Algebraic equations are mathematical statements that show the equality between two expressions. They involve variables, constants, and arithmetic operations such as addition, subtraction, multiplication, and division.
For example, in the context of our exercise, the equation is given as \(4x = 2x - 10\). Here, \(x\) is the variable and the numbers are constants.
Algebraic equations can vary from very simple to very complex; however, many can be solved using just a few straightforward techniques.

• The ultimate goal is to isolate the variable on one side of the equation, typically the left side.
• Achieving this makes it easier to find what value the variable represents, if any.
• Solutions are numbers that, when substituted into the equation, make the equation true.
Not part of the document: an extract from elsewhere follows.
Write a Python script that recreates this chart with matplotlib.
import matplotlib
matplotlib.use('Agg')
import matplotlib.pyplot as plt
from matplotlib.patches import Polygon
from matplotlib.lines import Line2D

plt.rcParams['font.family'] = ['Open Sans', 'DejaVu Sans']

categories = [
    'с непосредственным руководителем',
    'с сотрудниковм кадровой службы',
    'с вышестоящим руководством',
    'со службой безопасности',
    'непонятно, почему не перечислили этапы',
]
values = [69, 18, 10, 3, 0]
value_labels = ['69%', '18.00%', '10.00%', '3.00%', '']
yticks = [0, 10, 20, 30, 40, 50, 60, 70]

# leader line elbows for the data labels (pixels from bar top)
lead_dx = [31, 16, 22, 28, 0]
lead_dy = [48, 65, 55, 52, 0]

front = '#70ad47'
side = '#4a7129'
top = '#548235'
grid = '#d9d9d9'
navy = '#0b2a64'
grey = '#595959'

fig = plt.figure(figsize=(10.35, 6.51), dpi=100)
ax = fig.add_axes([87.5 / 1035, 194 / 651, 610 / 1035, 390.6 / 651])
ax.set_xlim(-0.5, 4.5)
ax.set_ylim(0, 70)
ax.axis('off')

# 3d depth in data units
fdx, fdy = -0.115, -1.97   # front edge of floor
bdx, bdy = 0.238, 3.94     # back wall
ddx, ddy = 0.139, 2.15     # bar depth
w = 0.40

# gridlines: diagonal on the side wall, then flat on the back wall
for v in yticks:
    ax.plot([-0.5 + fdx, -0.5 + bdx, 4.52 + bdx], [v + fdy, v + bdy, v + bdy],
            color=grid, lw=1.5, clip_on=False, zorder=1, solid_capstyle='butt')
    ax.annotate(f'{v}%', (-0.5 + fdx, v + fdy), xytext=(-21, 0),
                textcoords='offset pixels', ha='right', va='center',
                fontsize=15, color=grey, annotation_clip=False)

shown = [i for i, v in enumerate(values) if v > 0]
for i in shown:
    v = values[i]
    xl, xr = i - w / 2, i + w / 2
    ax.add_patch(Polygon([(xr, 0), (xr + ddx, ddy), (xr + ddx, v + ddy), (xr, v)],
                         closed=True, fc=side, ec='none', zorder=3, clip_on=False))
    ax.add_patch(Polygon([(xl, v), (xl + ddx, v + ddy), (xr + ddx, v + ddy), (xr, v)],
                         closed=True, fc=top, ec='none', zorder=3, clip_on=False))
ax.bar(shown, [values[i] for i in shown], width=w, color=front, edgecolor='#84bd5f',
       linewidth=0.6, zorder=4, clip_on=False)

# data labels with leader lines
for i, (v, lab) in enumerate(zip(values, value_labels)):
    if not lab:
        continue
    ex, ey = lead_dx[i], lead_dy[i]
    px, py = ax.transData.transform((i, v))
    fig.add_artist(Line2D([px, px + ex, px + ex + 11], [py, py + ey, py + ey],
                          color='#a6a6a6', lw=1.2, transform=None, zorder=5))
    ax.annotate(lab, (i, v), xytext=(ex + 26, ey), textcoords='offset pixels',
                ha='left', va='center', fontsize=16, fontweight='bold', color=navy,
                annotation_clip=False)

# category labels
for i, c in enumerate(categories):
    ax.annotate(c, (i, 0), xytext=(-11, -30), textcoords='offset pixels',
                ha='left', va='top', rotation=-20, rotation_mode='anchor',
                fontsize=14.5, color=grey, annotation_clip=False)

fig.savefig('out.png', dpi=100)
Understanding algebraic equations is crucial as they form the foundation for many other concepts in mathematics, including inequalities, functions, and calculus.
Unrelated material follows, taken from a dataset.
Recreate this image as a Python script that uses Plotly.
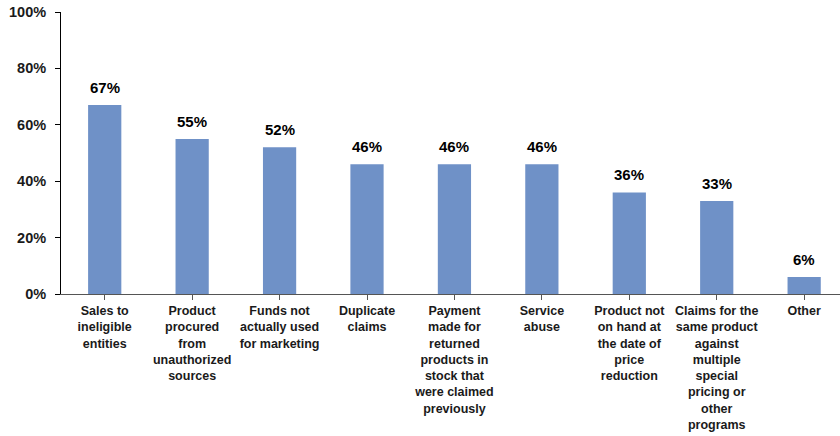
import plotly.graph_objects as go

categories = [
    "Sales to<br>ineligible<br>entities",
    "Product<br>procured<br>from<br>unauthorized<br>sources",
    "Funds not<br>actually used<br>for marketing",
    "Duplicate<br>claims",
    "Payment<br>made for<br>returned<br>products in<br>stock that<br>were claimed<br>previously",
    "Service<br>abuse",
    "Product not<br>on hand at<br>the date of<br>price<br>reduction",
    "Claims for the<br>same product<br>against<br>multiple<br>special<br>pricing or<br>other<br>programs",
    "Other",
]
values = [67, 55, 52, 46, 46, 46, 36, 33, 6]
y_ticks = [0, 20, 40, 60, 80, 100]
y_tick_labels = ["0%", "20%", "40%", "60%", "80%", "100%"]

FONT = "Arial, 'Liberation Sans', sans-serif"
x_idx = list(range(len(categories)))

fig = go.Figure()
fig.add_trace(go.Bar(
    x=x_idx, y=values,
    marker=dict(color="#6F91C7", line=dict(width=0)),
    width=0.38,
    hoverinfo="skip",
))

for i, v in zip(x_idx, values):
    fig.add_annotation(x=i, y=v, text=f"<b>{v}%</b>", showarrow=False,
                       yanchor="bottom", yshift=7,
                       font=dict(family=FONT, size=15, color="#000000"))

fig.update_layout(
    width=840, height=436,
    margin=dict(l=61, r=0, t=12, b=142),
    paper_bgcolor="white", plot_bgcolor="white",
    showlegend=False,
)
fig.update_xaxes(
    tickmode="array", tickvals=x_idx,
    ticktext=[f"<b>{c}</b>" for c in categories],
    range=[-0.5, 8.41],
    showline=True, linecolor="#555555", linewidth=1,
    ticks="outside", ticklen=5, tickcolor="#555555",
    showgrid=False, zeroline=False,
    tickfont=dict(family=FONT, size=12.5, color="#1a1a1a"),
    tickangle=0, automargin=False,
)
fig.update_yaxes(
    range=[0, 100],
    tickvals=y_ticks,
    ticktext=[f"<b>{t}</b>" for t in y_tick_labels],
    showline=True, linecolor="#000000", linewidth=1,
    ticks="outside", ticklen=5, tickcolor="#000000",
    showgrid=False, zeroline=False,
    tickfont=dict(family=FONT, size=14.5, color="#1a1a1a"),
    ticklabelstandoff=6, automargin=False,
    ticklabeloverflow="allow",
)

fig.write_html("out.html", config={"displayModeBar": False},
               post_script="document.body.style.margin='0px';")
Linear equations are a type of algebraic equation where the highest power of the variable is one.
Such equations take the general form of \(ax + b = c\), where \(a\), \(b\), and \(c\) are constants and \(x\) is the variable.
In our exercise example, the equation is \(4x = 2x - 10\), and we are asked to determine if \(-5\) is a solution.
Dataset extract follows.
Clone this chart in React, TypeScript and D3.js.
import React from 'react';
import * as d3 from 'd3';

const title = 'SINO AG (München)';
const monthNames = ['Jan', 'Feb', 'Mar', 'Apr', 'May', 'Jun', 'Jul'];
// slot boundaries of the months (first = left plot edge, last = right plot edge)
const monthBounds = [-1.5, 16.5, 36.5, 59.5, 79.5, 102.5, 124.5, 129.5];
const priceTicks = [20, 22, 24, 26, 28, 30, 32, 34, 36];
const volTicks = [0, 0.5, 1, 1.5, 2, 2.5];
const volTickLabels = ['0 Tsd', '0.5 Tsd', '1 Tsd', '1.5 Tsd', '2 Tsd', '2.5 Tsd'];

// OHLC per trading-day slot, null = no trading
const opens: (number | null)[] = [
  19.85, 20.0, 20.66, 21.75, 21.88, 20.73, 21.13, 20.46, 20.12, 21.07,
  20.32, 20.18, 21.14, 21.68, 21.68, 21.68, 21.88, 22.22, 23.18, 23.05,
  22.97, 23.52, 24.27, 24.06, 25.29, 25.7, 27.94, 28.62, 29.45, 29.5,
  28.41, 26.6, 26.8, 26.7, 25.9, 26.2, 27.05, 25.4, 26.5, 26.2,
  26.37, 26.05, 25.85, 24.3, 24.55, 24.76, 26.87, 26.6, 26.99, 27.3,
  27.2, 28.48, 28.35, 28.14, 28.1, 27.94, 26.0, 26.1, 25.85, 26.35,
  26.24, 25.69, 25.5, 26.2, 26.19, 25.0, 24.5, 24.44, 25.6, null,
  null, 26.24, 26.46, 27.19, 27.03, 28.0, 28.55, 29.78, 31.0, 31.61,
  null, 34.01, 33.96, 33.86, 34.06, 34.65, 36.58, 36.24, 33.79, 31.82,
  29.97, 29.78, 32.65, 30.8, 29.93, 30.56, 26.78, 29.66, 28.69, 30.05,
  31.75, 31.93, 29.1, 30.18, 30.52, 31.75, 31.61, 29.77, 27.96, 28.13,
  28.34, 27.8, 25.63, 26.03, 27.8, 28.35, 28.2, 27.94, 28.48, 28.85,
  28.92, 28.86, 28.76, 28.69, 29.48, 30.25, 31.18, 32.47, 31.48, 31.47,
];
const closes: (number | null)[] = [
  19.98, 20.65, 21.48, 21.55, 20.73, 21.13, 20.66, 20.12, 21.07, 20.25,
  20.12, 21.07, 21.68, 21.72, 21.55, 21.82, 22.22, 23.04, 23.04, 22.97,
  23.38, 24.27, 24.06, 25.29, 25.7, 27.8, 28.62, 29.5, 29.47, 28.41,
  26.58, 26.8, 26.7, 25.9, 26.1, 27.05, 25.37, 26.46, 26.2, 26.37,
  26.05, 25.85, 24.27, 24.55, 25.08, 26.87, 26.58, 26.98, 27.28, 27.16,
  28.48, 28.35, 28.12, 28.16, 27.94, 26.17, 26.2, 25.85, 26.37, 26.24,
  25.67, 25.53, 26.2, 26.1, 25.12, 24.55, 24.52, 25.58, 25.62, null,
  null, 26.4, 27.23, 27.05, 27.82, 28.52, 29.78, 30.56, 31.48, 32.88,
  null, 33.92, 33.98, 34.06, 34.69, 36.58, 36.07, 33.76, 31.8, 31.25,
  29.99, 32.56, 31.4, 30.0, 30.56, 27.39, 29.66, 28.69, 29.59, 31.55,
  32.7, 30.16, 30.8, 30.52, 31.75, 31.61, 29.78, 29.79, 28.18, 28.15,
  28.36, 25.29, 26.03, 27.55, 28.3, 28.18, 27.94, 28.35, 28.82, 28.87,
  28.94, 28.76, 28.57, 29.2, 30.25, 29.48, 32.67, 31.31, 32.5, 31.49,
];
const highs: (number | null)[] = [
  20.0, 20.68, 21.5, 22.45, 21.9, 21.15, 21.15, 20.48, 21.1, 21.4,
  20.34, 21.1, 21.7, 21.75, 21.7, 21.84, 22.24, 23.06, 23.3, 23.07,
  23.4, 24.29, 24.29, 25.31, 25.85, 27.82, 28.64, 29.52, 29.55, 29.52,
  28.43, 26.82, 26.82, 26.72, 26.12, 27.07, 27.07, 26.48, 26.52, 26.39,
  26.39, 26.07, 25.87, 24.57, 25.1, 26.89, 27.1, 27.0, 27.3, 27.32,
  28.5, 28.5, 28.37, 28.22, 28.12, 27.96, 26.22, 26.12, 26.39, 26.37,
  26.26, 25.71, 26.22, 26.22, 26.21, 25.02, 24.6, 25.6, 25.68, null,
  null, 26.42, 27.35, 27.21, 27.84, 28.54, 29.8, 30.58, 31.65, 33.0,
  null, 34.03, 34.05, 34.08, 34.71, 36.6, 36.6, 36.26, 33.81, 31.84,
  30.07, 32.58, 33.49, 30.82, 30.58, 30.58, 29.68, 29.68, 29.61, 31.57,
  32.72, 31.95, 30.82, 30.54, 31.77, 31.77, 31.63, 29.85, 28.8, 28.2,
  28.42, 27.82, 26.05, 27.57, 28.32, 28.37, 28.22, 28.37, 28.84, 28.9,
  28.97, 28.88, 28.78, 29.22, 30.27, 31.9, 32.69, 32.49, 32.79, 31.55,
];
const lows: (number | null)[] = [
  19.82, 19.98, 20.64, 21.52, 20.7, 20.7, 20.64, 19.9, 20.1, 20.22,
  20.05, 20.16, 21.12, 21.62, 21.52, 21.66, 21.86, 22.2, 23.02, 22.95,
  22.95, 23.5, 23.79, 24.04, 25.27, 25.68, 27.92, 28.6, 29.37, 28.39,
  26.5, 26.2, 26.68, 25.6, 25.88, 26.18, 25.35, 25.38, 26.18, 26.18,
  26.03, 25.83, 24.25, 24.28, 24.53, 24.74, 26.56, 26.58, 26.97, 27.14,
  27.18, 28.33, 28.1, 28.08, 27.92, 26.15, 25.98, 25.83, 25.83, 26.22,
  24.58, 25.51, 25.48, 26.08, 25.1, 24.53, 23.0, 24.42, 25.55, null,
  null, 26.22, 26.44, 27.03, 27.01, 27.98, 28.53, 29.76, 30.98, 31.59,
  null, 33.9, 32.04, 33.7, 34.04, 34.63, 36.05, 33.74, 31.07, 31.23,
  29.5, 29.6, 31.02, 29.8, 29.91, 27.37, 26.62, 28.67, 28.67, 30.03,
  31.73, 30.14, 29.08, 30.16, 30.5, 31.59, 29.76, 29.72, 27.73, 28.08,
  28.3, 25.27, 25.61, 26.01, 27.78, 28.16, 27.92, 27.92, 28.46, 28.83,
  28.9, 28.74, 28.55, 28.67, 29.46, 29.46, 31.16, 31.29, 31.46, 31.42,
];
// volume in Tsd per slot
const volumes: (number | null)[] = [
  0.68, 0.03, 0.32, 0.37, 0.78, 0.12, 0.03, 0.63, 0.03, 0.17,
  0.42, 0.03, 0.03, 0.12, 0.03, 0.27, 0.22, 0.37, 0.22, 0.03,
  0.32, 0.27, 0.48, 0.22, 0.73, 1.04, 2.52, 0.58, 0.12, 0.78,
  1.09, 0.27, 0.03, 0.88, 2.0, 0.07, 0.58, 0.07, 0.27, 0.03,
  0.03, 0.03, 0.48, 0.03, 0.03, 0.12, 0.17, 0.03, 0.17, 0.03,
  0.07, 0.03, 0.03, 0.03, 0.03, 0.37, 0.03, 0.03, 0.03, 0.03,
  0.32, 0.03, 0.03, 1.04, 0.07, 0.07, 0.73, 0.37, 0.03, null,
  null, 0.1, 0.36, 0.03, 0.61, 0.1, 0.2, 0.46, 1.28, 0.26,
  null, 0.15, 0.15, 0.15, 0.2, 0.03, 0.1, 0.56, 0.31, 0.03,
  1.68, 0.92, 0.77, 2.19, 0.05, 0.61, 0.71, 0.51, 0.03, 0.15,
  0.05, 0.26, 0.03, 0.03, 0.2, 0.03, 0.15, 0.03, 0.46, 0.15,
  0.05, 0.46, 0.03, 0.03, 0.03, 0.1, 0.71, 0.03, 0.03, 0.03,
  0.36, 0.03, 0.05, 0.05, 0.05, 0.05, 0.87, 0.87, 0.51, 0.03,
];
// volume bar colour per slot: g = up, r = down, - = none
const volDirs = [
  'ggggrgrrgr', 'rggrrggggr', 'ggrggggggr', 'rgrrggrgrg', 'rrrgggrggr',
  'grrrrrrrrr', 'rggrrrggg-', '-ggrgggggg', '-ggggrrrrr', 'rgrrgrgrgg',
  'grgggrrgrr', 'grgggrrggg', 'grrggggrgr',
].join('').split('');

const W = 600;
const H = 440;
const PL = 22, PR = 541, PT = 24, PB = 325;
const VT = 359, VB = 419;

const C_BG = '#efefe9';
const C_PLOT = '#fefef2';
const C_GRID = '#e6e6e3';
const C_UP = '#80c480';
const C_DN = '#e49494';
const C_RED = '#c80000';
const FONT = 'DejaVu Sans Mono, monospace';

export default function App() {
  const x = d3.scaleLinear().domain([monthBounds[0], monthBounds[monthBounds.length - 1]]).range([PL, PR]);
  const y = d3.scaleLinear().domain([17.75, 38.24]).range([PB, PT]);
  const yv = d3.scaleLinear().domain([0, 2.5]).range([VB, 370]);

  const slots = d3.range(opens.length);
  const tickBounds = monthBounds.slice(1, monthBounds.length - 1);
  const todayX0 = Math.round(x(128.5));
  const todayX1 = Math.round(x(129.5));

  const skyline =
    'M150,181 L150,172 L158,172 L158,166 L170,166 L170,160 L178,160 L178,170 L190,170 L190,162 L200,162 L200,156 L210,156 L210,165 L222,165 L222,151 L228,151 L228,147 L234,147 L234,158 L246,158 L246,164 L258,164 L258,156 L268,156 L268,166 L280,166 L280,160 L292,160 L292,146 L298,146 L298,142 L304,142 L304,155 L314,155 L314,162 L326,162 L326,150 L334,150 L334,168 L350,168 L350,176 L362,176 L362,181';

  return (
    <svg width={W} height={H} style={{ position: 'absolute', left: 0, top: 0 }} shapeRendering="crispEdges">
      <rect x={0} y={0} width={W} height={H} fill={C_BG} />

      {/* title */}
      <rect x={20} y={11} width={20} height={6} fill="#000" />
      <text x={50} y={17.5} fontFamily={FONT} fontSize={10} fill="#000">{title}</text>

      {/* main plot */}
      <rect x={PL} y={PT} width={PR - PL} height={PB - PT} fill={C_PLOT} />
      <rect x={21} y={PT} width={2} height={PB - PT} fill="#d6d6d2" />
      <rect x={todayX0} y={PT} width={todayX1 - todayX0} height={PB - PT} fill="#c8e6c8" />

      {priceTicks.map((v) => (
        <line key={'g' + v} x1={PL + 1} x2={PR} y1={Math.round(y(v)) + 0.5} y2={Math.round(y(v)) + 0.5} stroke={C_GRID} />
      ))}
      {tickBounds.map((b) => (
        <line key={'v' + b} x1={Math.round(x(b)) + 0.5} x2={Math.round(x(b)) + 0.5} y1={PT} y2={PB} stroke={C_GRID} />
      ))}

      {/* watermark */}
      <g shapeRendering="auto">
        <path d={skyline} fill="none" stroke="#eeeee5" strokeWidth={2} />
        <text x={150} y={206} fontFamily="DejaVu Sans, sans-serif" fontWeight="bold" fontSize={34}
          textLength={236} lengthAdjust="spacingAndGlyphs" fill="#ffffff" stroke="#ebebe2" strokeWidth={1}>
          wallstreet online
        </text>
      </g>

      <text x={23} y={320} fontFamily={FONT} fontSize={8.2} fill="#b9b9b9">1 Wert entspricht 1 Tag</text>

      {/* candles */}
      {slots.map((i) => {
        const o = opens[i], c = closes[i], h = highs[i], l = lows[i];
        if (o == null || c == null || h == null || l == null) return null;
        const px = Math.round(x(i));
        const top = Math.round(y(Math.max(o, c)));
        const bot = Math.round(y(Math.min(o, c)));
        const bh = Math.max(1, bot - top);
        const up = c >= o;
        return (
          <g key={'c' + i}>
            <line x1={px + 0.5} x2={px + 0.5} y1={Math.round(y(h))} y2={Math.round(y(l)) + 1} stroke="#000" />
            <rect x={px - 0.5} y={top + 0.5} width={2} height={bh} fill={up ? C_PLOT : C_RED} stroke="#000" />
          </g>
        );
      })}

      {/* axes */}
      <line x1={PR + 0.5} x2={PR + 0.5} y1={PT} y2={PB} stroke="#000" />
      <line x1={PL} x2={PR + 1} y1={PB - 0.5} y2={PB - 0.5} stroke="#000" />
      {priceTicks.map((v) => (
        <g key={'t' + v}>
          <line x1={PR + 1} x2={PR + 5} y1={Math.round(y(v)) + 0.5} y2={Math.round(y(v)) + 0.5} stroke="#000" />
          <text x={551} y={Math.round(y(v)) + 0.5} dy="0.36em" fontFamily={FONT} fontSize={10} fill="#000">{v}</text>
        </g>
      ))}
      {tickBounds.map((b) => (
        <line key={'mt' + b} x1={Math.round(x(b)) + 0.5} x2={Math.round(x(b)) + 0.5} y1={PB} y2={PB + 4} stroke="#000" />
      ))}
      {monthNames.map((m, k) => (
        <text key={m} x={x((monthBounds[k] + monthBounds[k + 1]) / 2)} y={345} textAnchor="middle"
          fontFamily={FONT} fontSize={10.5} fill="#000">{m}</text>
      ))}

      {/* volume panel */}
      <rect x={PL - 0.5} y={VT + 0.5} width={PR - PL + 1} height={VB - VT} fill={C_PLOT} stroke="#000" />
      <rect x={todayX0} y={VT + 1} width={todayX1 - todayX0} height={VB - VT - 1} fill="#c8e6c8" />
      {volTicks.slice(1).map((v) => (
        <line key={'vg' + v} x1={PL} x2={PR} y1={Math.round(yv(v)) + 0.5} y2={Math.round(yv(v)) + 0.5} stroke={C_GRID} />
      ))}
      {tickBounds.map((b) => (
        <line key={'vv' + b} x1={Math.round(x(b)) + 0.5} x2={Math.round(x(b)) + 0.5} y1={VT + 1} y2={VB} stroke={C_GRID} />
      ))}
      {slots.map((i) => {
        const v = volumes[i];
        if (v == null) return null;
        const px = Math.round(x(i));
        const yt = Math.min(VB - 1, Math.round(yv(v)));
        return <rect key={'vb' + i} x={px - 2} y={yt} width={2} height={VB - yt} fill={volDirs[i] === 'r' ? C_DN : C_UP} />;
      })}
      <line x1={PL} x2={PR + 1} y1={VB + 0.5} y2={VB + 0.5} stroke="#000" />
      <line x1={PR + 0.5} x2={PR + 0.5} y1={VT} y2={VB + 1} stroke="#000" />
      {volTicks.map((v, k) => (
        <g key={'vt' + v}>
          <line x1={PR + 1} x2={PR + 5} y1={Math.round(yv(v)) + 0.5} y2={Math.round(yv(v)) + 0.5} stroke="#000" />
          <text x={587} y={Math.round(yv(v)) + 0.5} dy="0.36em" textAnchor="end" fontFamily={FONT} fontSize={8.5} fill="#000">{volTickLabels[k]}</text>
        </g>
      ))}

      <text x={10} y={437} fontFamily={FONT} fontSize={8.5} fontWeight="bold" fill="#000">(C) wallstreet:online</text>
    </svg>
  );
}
• Solving these equations often involves the same steps, starting with simplifying both sides.
• Then, we involve inverse operations to isolate the variable.
• Inverse operations refer to operations that undo each other, like addition and subtraction or multiplication and division.

Linear equations can have one unique solution, infinitely many solutions, or no solutions at all, depending on the circumstances.
In our exercise, substituting \(-5\) for \(x\) leads to both sides of the equation being equal, confirming that \(-5\) is indeed a solution.

The substitution method is an approach often used to solve systems of equations but is also applicable for checking solutions for single equations.
In the context of our example, we use substitution to replace the variable \(x\) with the given number, \(-5\).
The equation changes from \(4x = 2x - 10\) to \(4(-5) = 2(-5) - 10\).

• This method helps determine if the chosen value satisfies the equation.
• If both sides simplify to the same value, the number works as a solution.
• If they do not match, the number is not a solution.

This method provides a concrete way to verify solutions, making it an essential tool for solving not only simple equations but more complex problems too.